### Directions
Pick out every line in the data below that holds "with".

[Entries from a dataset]
━━━━━━━━━━━━━━━━

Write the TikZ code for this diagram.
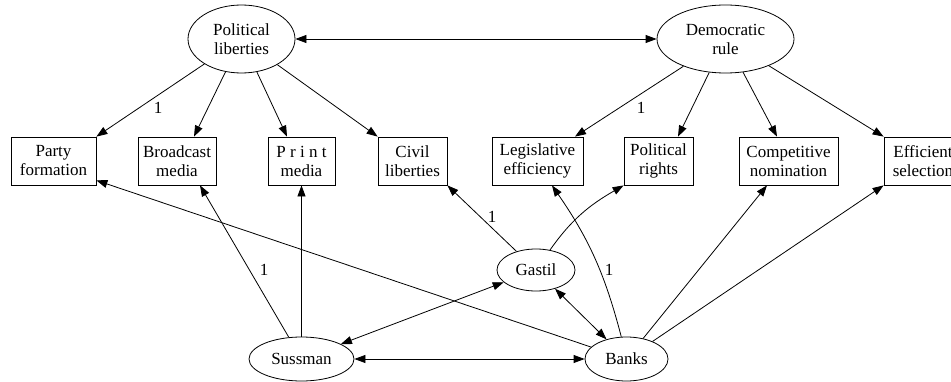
\documentclass[tikz,border=0pt]{standalone}
\usepackage{fontspec}
\setmainfont{Liberation Serif}
\usetikzlibrary{shapes.geometric}
\usetikzlibrary{arrows.meta}

\begin{document}
\begin{tikzpicture}[x=1pt,y=1pt,->,>={Triangle[length=11pt,width=8pt]},line width=0.8pt,
    font=\fontsize{17}{19}\selectfont,
    latent node/.style={ellipse,draw,inner sep=0pt,align=center},
    item node/.style={rectangle,draw,inner sep=0pt,minimum height=48pt,align=center},
    load label/.style={inner sep=0pt}]
  \useasboundingbox (0,0) rectangle (951,381);
  % latent variables
  \node[latent node,minimum width=107pt,minimum height=68pt] (pl) at (241.5,342) {Political\\liberties};
  \node[latent node,minimum width=137pt,minimum height=68pt] (dr) at (725.5,342) {Democratic\\rule};
  % indicators
  \node[item node,minimum width=85pt] (party) at (53.5,220) {Party\\formation};
  \node[item node,minimum width=78pt] (broad) at (177,220) {Broadcast\\media};
  \node[item node,minimum width=67pt] (print) at (301.5,220) {P r i n t\\media};
  \node[item node,minimum width=69pt] (civil) at (412.5,220) {Civil\\liberties};
  \node[item node,minimum width=91pt] (legis) at (537.5,220) {Legislative\\efficiency};
  \node[item node,minimum width=69pt] (polr) at (658.5,220) {Political\\rights};
  \node[item node,minimum width=99pt] (comp) at (788.5,220) {Competitive\\nomination};
  \node[item node,minimum width=78pt] (eff) at (923,220) {Efficient\\selection};
  % sources
  \node[latent node,minimum width=78pt,minimum height=42pt] (gastil) at (536,111) {Gastil};
  \node[latent node,minimum width=105pt,minimum height=44pt] (sussman) at (301.5,22) {Sussman};
  \node[latent node,minimum width=83pt,minimum height=44pt] (banks) at (626.5,22) {Banks};
  % loadings fixed to 1
  \node[load label] (l1) at (158,273) {1};
  \node[load label] (l2) at (641,273) {1};
  \node[load label] (l3) at (264,111) {1};
  \node[load label] (l4) at (492,164) {1};
  \node[load label] (l5) at (609,111) {1};

  \path[<->] (pl) edge (dr);
  \path (pl) edge (party.north east);
  \path (pl) edge ([xshift=17pt]broad.north);
  \path (pl) edge ([xshift=-14.5pt]print.north);
  \path (pl) edge (civil.north west);
  \path (dr) edge ([xshift=37.5pt]legis.north);
  \path (dr) edge ([xshift=19.5pt]polr.north);
  \path (dr) edge ([xshift=-11.5pt]comp.north);
  \path (dr) edge (eff.north west);

  \path (sussman) edge ([xshift=23pt]broad.south);
  \path (sussman) edge (print.south);
  \path[<->] (sussman) edge (gastil);
  \path[<->] (sussman) edge (banks);
  \path[<->] (gastil) edge (banks);
  \path (gastil) edge (civil.south east);
  \path (gastil) edge[out=55,in=210] (polr.south west);
  \path (banks) edge ([yshift=5pt]party.south east);
  \path (banks) edge[bend right=10] ([xshift=14.5pt]legis.south);
  \path (banks) edge ([xshift=-21.5pt]comp.south);
  \path (banks) edge (eff.south west);
\end{tikzpicture}
\end{document}
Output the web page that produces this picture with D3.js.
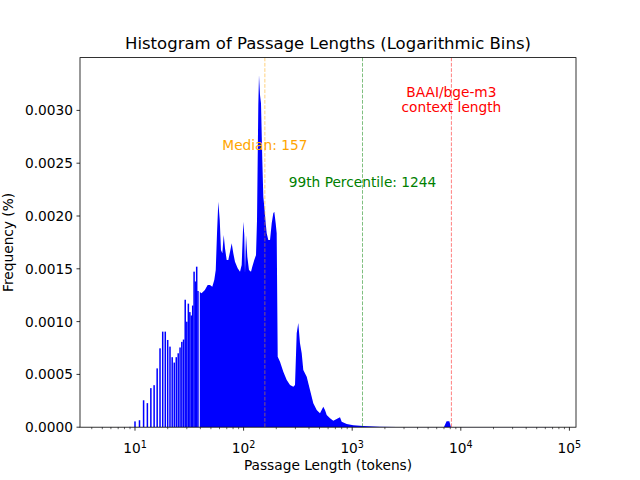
<!DOCTYPE html>
<html><head><meta charset="utf-8">
<script src="https://cdn.jsdelivr.net/npm/d3@7"></script>
<style>body{margin:0;background:#fff} svg{display:block} text{font-family:"DejaVu Sans",sans-serif;fill:#000}</style>
</head><body><svg id="c" width="640" height="480"></svg>
<script>
// ---- data ----
const spikeLengths = [5,6,7,8,9,10,11,12,13,14,15,16,17,18,19,20,21,22,23,24,25,26,27,28,29,30,31,32,33,34,35,36,37,38];
const spikeFreq = [0.000002,0.000002,0.000002,0.000002,0.000003,0.000055,0.000066,0.000255,0.000228,0.000370,0.000398,0.000557,0.000747,0.000905,0.000905,0.000826,0.000763,0.000663,0.000612,0.000663,0.000700,0.000755,0.000808,0.000830,0.001207,0.000999,0.001170,0.001090,0.001058,0.001152,0.001473,0.001380,0.001520,0.001290];
const curveLengths = [39.5,41,44,46.7,49,51.5,53.7,55.4,56.9,58.5,60.3,61.9,63.7,65.6,67.4,69.9,72.3,75,77.7,80.4,83.3,88.2,92.7,96,99.4,101.5,103,105.2,108.2,112.1,117,120.2,125.4,130.1,132.9,134.5,136.6,138.6,141.6,144.6,148.7,151.9,155.1,159.8,163.2,168.9,175.1,181.5,187.7,191.7,197.5,201.7,206.1,216.4,232.1,249.5,267.6,286.9,297.4,308.3,318.9,330.6,342.8,354.6,381.1,408.8,438.4,471.1,505.1,541.8,561.6,582.3,624.6,669.9,772.1,800.4,890.1,1023.6,1265.6,1803,2570,4210,7000,7400,7840,8100,20000,70630];
const curveFreq = [0.00128,0.001268,0.0013,0.001347,0.001347,0.00133,0.001394,0.001489,0.001836,0.002135,0.001962,0.001678,0.001647,0.00182,0.001694,0.001583,0.001583,0.001662,0.001742,0.001647,0.001567,0.001505,0.001473,0.001536,0.001946,0.00182,0.00146,0.00182,0.001615,0.001489,0.001473,0.00152,0.001583,0.001631,0.001962,0.00245,0.00305,0.003335,0.003146,0.003067,0.00253,0.002183,0.002088,0.001931,0.001836,0.001773,0.001773,0.001931,0.002026,0.002041,0.001931,0.001836,0.000668,0.00062,0.000526,0.000447,0.0004,0.000384,0.0004,0.000889,0.000987,0.000795,0.0007,0.000542,0.000478,0.000352,0.000226,0.000163,0.000132,0.000194,0.000163,0.000116,0.000084,0.0000616,0.0000938,0.000052,0.00003,0.000018,0.0000114,0.0000047,0.000003,0.000002,0.000003,0.000057,0.000057,0.000002,0.000002,0.000002];
const refValues = [157, 1244, 8192];
const refColors = ["#ffa500", "#008000", "#ff0000"];
const yTicks = [0,0.0005,0.001,0.0015,0.002,0.0025,0.003];
const xTickExps = [1,2,3,4,5];
const titleText = "Histogram of Passage Lengths (Logarithmic Bins)";
const xLabelText = "Passage Length (tokens)";
const yLabelText = "Frequency (%)";

// ---- layout ----
const svg = d3.select("#c");
const L = 80, R = 576, T = 57.6, B = 427.2;
const x = d3.scaleLog().domain([3.116, 115000]).range([L, R]);
const y = d3.scaleLinear().domain([0, 0.0035]).range([B, T]);
const binLogW = 0.0139;

const clip = svg.append("defs").append("clipPath").attr("id","pc");
clip.append("rect").attr("x",L).attr("y",T).attr("width",R-L).attr("height",B-T);
const plot = svg.append("g").attr("clip-path","url(#pc)");

// spikes
plot.selectAll("rect.sp").data(spikeLengths.map((n,i)=>({n, v:spikeFreq[i]})))
  .join("rect").attr("class","sp")
  .attr("x", d => x(d.n / Math.pow(10, binLogW/2)))
  .attr("width", d => x(d.n * Math.pow(10, binLogW/2)) - x(d.n / Math.pow(10, binLogW/2)))
  .attr("y", d => y(d.v)).attr("height", d => y(0) - y(d.v))
  .attr("fill", "#0000ff");

// continuous part
const cdata = curveLengths.map((n,i)=>({n, v:curveFreq[i]}));
plot.append("path").datum(cdata)
  .attr("d", d3.area().x(d=>x(d.n)).y0(y(0)).y1(d=>y(d.v)))
  .attr("fill","#0000ff");

// reference lines
refValues.forEach((v,i)=>{
  plot.append("line").attr("x1",x(v)).attr("x2",x(v)).attr("y1",T).attr("y2",B)
    .attr("stroke",refColors[i]).attr("stroke-opacity",0.5).attr("stroke-width",1)
    .attr("stroke-dasharray","3.7,1.6");
});

// annotations
const fs = 13.73;
svg.append("text").attr("x",x(refValues[0])).attr("y",y(0.002625)).attr("text-anchor","middle")
  .style("font-size",fs+"px").style("fill",refColors[0]).text("Median: " + refValues[0]);
svg.append("text").attr("x",x(refValues[1])).attr("y",y(0.002275)).attr("text-anchor","middle")
  .style("font-size",fs+"px").style("fill",refColors[1]).text("99th Percentile: " + refValues[1]);
const ctx = svg.append("text").attr("x",x(refValues[2])).attr("y",y(0.003127)).attr("text-anchor","middle")
  .style("font-size",fs+"px").style("fill",refColors[2]);
ctx.append("tspan").attr("x",x(refValues[2])).text("BAAI/bge-m3");
ctx.append("tspan").attr("x",x(refValues[2])).attr("dy",15.5).text("context length");

// axes frame
svg.append("rect").attr("x",L).attr("y",T).attr("width",R-L).attr("height",B-T)
  .attr("fill","none").attr("stroke","#000").attr("stroke-width",0.8);

// y ticks
yTicks.forEach(t=>{
  const yy = y(t);
  svg.append("line").attr("x1",L-3.5).attr("x2",L).attr("y1",yy).attr("y2",yy).attr("stroke","#000").attr("stroke-width",0.8);
  svg.append("text").attr("x",L-7).attr("y",yy+4.9).attr("text-anchor","end").style("font-size",fs+"px").text(d3.format(".4f")(t));
});

// x ticks (major + minor)
xTickExps.forEach(e=>{
  const xx = x(Math.pow(10,e));
  svg.append("line").attr("x1",xx).attr("x2",xx).attr("y1",B).attr("y2",B+3.5).attr("stroke","#000").attr("stroke-width",0.8);
  const t = svg.append("text").attr("x",xx).attr("y",453).attr("text-anchor","middle").style("font-size",fs+"px");
  t.append("tspan").text("10");
  t.append("tspan").attr("dy",-5.5).style("font-size",(fs*0.7)+"px").text(String(e));
});
const [d0,d1] = x.domain();
for (let e = 0; e <= 5; e++) {
  for (let k = 2; k <= 9; k++) {
    const v = k*Math.pow(10,e);
    if (v < d0 || v > d1) continue;
    const xx = x(v);
    svg.append("line").attr("x1",xx).attr("x2",xx).attr("y1",B).attr("y2",B+2).attr("stroke","#000").attr("stroke-width",0.6);
  }
}

// labels
svg.append("text").attr("x",(L+R)/2).attr("y",49).attr("text-anchor","middle").style("font-size","16.5px").text(titleText);
svg.append("text").attr("x",(L+R)/2).attr("y",470).attr("text-anchor","middle").style("font-size",fs+"px").text(xLabelText);
svg.append("text").attr("transform",`translate(13,${(T+B)/2}) rotate(-90)`).attr("text-anchor","middle").style("font-size",fs+"px").text(yLabelText);
</script></body></html>
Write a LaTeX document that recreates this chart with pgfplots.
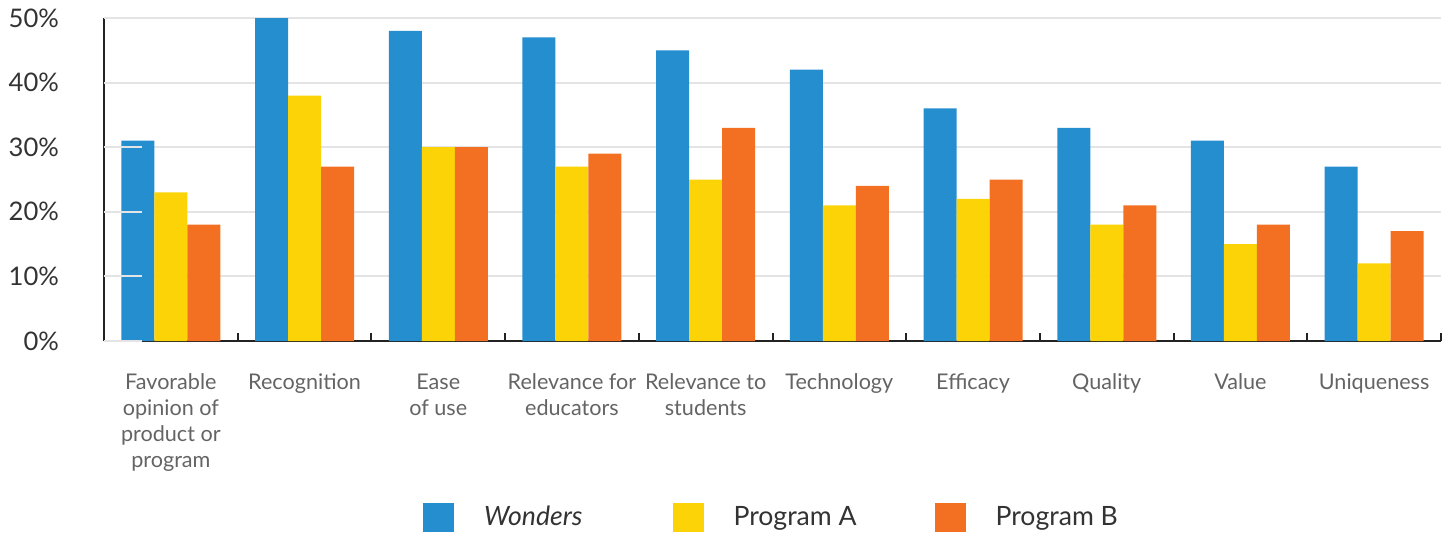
\documentclass[border=0pt]{standalone}
\usepackage{pgfplots}
\pgfplotsset{compat=1.18}
\usepackage{fontspec}
\setmainfont{Lato}

\definecolor{wblue}{RGB}{37,142,207}
\definecolor{pyellow}{RGB}{252,211,7}
\definecolor{porange}{RGB}{243,112,34}
\definecolor{gridgray}{RGB}{228,228,230}
\definecolor{axisblack}{RGB}{34,34,34}
\definecolor{labgray}{RGB}{100,100,100}
\definecolor{tickdark}{RGB}{51,51,51}

\begin{document}
\begin{tikzpicture}
\begin{axis}[
  at={(0,0)}, anchor=south west,
  scale only axis,
  width=668.5pt, height=161.5pt,
  set layers,
  ybar=0pt, bar width=16.5pt,
  xmin=-0.5, xmax=9.5,
  ymin=0, ymax=50,
  axis x line*=bottom, axis y line*=left,
  axis line style={on layer=axis foreground, draw=axisblack},
  x axis line style={line width=1.2pt},
  y axis line style={line width=1pt},
  xtick=data,
  xticklabels={{Favorable\\opinion of\\product or\\program},Recognition,{Ease\\of use},{Relevance for\\educators},{Relevance to\\students},Technology,Efficacy,Quality,Value,Uniqueness},
  major x tick style={draw=none},
  minor xtick={0.5,1.5,...,9.5},
  minor x tick style={draw=axisblack, line width=1pt},
  minor tick length=4pt,
  tick align=inside,
  xticklabel style={font=\fontsize{10.8}{12.85}\selectfont, text=labgray, align=center, anchor=north, yshift=-13pt},
  ytick={0,10,20,30,40,50},
  yticklabels={0\%,10\%,20\%,30\%,40\%,50\%},
  ytick style={draw=none},
  yticklabel style={font=\fontsize{12.8}{15}\selectfont, text=tickdark, anchor=east, xshift=-19pt},
  ymajorgrids,
  grid style={draw=gridgray, line width=1pt},
  legend columns=3,
  legend style={at={(axis description cs:0.5,0)}, anchor=center, yshift=-88pt,
    draw=none, font=\fontsize{13.3}{15}\selectfont, text=tickdark,
    /tikz/every odd column/.append style={column sep=13pt},
    /tikz/every even column/.append style={column sep=37pt}},
  legend image code/.code={\fill[#1] (0pt,-7.25pt) rectangle (15.5pt,7.25pt);},
]
\addplot[fill=wblue, draw=none] coordinates {(0,31) (1,50) (2,48) (3,47) (4,45) (5,42) (6,36) (7,33) (8,31) (9,27)};
\addplot[fill=pyellow, draw=none] coordinates {(0,23) (1,38) (2,30) (3,27) (4,25) (5,21) (6,22) (7,18) (8,15) (9,12)};
\addplot[fill=porange, draw=none] coordinates {(0,18) (1,27) (2,30) (3,29) (4,33) (5,24) (6,25) (7,21) (8,18) (9,17)};
\legend{\textit{Wonders}\rule{6pt}{0pt}, Program A, Program B}
\pgfplotsinvokeforeach{0,10,20,30,40,50}{
  \draw[gridgray, line width=1pt] (axis cs:-0.5,#1) -- ++(-14.5pt,0);
}
\end{axis}
\path[use as bounding box] (-52pt,-95.5pt) rectangle (673pt,170.5pt);
\end{tikzpicture}
\end{document}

━━━━━━━━━━━━━━━━

### Written response
Output the web page that produces this picture with D3.js.
Write a LaTeX document that recreates this chart with pgfplots.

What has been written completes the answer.